++++ Recorded information ++++
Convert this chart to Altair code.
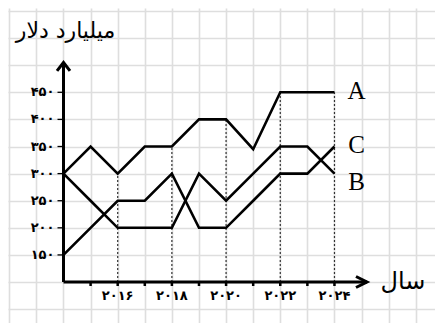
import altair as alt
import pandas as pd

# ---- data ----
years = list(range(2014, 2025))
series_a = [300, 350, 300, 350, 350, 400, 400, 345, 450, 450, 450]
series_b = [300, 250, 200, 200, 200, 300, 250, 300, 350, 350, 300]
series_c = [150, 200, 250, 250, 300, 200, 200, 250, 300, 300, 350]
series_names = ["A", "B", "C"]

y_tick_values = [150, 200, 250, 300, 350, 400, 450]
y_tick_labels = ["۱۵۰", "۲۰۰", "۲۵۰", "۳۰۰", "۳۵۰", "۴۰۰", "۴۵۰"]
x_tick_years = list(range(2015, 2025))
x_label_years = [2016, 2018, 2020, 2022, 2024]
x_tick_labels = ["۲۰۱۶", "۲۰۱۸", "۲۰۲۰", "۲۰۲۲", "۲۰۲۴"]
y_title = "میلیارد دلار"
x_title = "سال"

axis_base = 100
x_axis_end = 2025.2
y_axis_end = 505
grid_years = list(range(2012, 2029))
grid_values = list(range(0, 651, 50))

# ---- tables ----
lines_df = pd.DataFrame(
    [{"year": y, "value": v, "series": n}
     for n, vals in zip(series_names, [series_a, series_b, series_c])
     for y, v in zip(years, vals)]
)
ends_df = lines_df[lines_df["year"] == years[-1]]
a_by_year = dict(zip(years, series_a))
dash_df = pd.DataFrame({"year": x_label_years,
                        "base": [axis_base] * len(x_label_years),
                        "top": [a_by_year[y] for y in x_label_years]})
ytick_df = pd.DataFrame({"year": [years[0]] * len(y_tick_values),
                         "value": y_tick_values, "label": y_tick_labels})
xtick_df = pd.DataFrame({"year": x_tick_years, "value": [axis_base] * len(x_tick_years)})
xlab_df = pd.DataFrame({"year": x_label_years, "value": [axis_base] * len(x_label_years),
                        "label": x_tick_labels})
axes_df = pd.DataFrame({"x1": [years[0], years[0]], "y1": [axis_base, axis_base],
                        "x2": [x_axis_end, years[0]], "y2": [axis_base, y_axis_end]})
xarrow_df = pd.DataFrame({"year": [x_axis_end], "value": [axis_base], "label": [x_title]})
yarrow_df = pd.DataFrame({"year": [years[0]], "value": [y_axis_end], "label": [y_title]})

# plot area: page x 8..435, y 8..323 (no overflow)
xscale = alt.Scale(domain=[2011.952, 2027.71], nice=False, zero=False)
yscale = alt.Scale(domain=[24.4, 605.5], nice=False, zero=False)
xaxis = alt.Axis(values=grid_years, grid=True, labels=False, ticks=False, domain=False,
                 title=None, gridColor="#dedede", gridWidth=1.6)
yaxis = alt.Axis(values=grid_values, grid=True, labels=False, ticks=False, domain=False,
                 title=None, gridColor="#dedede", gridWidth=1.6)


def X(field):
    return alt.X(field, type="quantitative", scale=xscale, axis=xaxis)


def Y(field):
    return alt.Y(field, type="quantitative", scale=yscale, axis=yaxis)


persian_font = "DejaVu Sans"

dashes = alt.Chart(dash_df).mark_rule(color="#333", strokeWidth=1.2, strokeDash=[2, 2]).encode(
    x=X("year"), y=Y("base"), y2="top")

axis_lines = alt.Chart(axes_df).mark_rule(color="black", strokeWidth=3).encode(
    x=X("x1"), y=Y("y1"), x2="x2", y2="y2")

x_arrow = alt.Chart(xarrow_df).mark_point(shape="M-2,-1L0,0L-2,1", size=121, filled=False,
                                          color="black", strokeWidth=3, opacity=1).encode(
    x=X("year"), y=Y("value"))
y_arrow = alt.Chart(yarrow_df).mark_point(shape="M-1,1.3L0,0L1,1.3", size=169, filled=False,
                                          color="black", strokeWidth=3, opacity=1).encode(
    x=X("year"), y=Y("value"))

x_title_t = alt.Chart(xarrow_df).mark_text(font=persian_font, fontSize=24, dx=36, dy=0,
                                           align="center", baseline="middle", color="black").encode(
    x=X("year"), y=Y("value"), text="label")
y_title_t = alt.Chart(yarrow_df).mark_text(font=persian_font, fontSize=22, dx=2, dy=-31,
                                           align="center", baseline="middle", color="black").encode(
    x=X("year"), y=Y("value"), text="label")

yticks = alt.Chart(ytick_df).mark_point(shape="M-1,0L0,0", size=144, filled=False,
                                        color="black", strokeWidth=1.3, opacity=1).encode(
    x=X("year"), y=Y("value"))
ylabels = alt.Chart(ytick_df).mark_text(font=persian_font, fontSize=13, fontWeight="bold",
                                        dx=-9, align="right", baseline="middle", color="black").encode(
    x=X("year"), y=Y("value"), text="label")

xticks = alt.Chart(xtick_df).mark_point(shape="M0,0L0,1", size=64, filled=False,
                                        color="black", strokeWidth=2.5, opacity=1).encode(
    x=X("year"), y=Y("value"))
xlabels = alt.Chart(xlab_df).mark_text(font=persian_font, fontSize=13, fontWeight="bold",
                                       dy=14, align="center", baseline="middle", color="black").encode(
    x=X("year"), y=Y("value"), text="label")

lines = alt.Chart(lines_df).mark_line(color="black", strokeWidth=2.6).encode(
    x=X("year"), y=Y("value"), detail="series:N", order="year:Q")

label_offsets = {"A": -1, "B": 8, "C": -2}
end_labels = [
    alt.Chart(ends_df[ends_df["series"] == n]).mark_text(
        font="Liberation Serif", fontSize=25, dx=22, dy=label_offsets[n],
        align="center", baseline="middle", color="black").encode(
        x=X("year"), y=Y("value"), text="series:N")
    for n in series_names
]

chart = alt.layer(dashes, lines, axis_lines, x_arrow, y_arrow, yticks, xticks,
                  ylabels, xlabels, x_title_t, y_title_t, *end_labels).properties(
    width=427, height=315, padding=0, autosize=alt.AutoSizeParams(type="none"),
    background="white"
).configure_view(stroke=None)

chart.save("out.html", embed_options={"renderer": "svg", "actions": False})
++++
++++ Recorded information ++++
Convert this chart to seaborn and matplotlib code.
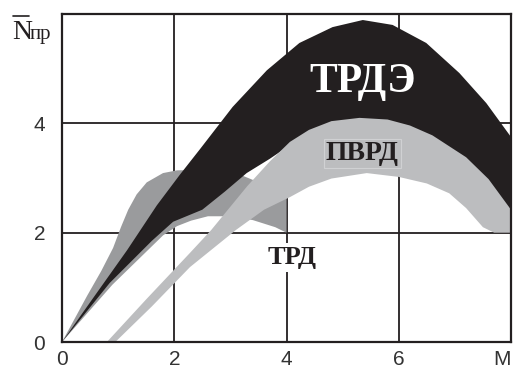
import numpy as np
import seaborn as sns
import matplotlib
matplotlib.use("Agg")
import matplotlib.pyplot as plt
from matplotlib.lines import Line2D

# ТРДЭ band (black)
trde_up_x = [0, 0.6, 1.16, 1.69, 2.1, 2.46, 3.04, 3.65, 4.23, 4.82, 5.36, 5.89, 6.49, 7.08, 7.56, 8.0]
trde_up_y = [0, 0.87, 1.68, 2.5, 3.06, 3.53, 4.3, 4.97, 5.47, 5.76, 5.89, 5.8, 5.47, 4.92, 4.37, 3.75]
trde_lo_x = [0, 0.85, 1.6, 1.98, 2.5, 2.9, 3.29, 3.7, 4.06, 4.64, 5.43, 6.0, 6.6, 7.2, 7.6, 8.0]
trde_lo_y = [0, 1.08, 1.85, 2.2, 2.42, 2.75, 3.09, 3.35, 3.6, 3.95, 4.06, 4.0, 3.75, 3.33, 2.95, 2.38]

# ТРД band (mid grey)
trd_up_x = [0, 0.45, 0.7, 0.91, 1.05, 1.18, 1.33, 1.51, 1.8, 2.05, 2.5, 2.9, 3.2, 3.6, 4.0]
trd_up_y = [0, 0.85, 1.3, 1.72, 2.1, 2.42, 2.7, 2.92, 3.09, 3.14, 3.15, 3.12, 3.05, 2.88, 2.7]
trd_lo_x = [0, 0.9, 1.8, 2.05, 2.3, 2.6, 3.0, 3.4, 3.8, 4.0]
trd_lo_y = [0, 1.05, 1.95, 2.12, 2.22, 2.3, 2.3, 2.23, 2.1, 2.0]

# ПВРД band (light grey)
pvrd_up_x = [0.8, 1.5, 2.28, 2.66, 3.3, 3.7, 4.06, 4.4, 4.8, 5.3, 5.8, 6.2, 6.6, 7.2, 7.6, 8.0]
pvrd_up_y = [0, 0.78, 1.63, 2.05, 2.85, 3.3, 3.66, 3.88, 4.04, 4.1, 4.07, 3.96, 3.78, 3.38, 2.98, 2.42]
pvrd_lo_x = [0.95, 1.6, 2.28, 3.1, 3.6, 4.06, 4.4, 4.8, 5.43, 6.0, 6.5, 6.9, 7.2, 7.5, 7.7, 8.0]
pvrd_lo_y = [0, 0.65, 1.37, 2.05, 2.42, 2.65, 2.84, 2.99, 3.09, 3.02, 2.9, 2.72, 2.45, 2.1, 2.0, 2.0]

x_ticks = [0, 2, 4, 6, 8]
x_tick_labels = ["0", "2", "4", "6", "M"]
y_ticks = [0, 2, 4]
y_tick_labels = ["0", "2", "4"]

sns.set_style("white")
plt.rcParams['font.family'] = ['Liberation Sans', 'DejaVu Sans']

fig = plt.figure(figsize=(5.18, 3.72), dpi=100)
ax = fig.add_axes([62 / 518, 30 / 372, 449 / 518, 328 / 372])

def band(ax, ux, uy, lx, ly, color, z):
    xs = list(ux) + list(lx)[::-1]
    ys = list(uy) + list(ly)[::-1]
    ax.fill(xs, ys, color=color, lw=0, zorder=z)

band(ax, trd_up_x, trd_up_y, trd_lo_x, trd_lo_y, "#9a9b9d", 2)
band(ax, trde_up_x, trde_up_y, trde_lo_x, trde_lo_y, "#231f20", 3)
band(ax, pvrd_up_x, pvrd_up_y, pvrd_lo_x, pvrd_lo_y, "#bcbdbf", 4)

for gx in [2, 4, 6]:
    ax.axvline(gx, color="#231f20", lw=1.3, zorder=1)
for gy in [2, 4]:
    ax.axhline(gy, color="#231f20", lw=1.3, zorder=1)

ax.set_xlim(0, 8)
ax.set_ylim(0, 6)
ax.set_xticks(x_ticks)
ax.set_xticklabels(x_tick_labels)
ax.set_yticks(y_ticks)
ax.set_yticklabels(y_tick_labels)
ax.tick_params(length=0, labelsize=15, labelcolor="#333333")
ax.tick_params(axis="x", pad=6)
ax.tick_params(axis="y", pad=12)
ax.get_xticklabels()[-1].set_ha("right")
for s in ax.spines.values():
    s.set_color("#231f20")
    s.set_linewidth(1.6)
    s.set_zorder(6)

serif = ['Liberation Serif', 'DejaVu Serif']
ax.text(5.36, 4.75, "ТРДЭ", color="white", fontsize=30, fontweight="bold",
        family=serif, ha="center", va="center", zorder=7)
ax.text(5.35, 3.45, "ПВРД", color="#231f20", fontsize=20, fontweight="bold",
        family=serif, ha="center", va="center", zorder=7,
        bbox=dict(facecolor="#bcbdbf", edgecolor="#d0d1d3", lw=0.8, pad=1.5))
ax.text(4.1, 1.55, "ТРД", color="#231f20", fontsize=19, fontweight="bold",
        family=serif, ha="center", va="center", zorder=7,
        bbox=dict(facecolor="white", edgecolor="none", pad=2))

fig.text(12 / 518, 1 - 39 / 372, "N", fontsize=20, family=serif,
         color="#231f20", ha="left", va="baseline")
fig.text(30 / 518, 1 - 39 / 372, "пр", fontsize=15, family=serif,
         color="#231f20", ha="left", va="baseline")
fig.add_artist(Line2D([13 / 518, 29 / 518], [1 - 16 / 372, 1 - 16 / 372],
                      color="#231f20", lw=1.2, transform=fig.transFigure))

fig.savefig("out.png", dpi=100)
++++
** Task goal **
Retype only the lines above from the one with "Convert this chart to Altair code." through the one with "grid_values = list(range(0, 651, 50))", exactly and with both ends. Images stay out.

** Answer to the exercise **
Convert this chart to Altair code.
import altair as alt
import pandas as pd

# ---- data ----
years = list(range(2014, 2025))
series_a = [300, 350, 300, 350, 350, 400, 400, 345, 450, 450, 450]
series_b = [300, 250, 200, 200, 200, 300, 250, 300, 350, 350, 300]
series_c = [150, 200, 250, 250, 300, 200, 200, 250, 300, 300, 350]
series_names = ["A", "B", "C"]

y_tick_values = [150, 200, 250, 300, 350, 400, 450]
y_tick_labels = ["۱۵۰", "۲۰۰", "۲۵۰", "۳۰۰", "۳۵۰", "۴۰۰", "۴۵۰"]
x_tick_years = list(range(2015, 2025))
x_label_years = [2016, 2018, 2020, 2022, 2024]
x_tick_labels = ["۲۰۱۶", "۲۰۱۸", "۲۰۲۰", "۲۰۲۲", "۲۰۲۴"]
y_title = "میلیارد دلار"
x_title = "سال"

axis_base = 100
x_axis_end = 2025.2
y_axis_end = 505
grid_years = list(range(2012, 2029))
grid_values = list(range(0, 651, 50))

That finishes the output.